News Columns & Blogs

How important is breaking news? Plenty for TCH

As a third-generation newspaperman and history minor in college, I enjoy looking back into where our industry came from - and trying to figure out where it is going.

Newspapers ruled the media landscape for more than a century prior to the advent of news radio and, later, television. Between the two world wars, radio gained importance in providing immediacy to news coverage. Starting in the '60s and cementing itself during the Vietnam War, television news emerged. The first Gulf War helped CNN usher in the era of 24-hour television news coverage.

Through all of these eras, newspapers ceded breaking news. Because of our medium - ink on paper - we were unable to compete with radio and TV on breaking news. But the Internet has not only leveled that playing field, it also has given us a distinct advantage in a local setting. Newspapers already have the largest news-gathering staffs in most markets, especially midsized regions like the Tri-Cities.

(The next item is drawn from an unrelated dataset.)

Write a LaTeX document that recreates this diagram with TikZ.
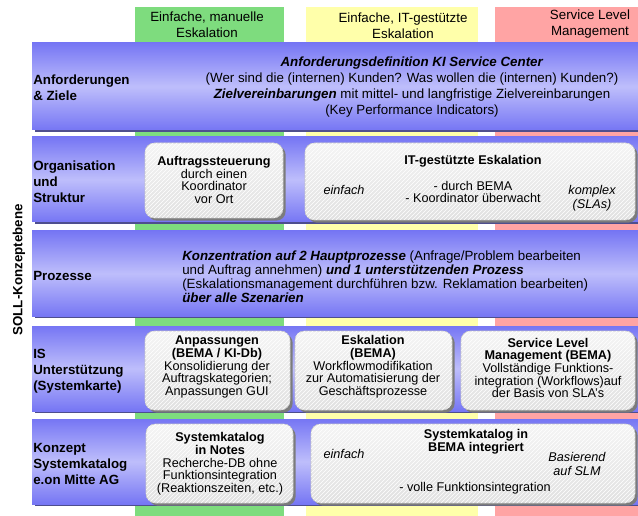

The Tri-City Herald launched its website in 1996, but we were reticent to "give away" the news on the Internet for a few years for a variety of reasons. Primary amid these was that we had to get used to this form of news delivery and figure out a way to make money while we were at it.

That said, the Herald actually has a decent history of posting breaking news online. For example, not long after we launched, the Department of Energy was planning to announce who would get the new Hanford contract. Wanda Briggs, our Hanford reporter back then, was unable to get the scoop for the paper that went out the day the contract was to be announced. The big press conference was at 10 a.m., which meant the news would be pretty stale by the time we delivered the paper some 20 hours later. At 7 a.m. the big day, Wanda called me at home and said she'd learned Fluor had won the contract. Her source figured it wouldn't matter that she knew ahead of time since the newspaper already was on most readers' breakfast tables by that time.

But that source forgot about the Internet. The day prior, Wanda had pre-written three stories for us to post online, each dependent upon who won the contract. When she called me at 7 a.m., I hustled down to the paper and posted the story by about 7:30 a.m. Almost immediately, I received an email from an alert online reader, pointing out I'd spelled Fluor wrong ("Flour," a mistake that would be made numerous times for years to come - though not by me again). Within the hour, the NPR station in Seattle was quoting our story on the air. And by 10 a.m., everybody in the Tri-Cities who cared knew Fluor would be the winner, deflating the DOE press conference that morning.

It wasn't until five years ago that the Herald got really serious about posting breaking news stories on our website as an important part of our strategy. Today, it is a big focus for our city desk, and we have various email alerts that help keep readers informed - and drive them back to our site. And in this era of social media, we regularly post the latest news and information on Facebook and Twitter.

I was reminded of all this on Thursday while I was compiling our website traffic statistics for October. Our breaking news section of the site brought in more than 175,000 page views, and the top six stories from last month all were breaking news.

This isn't meant to discount the stories that go into each day's paper. In fact, stories from what we affectionately refer to as the "dead tree edition" accounted for nearly 300,000 page views in October.

One of the great joys of this profession is learning what is happening and sharing that information with others. Thanks to the Internet, we are able to do that better than we ever have before.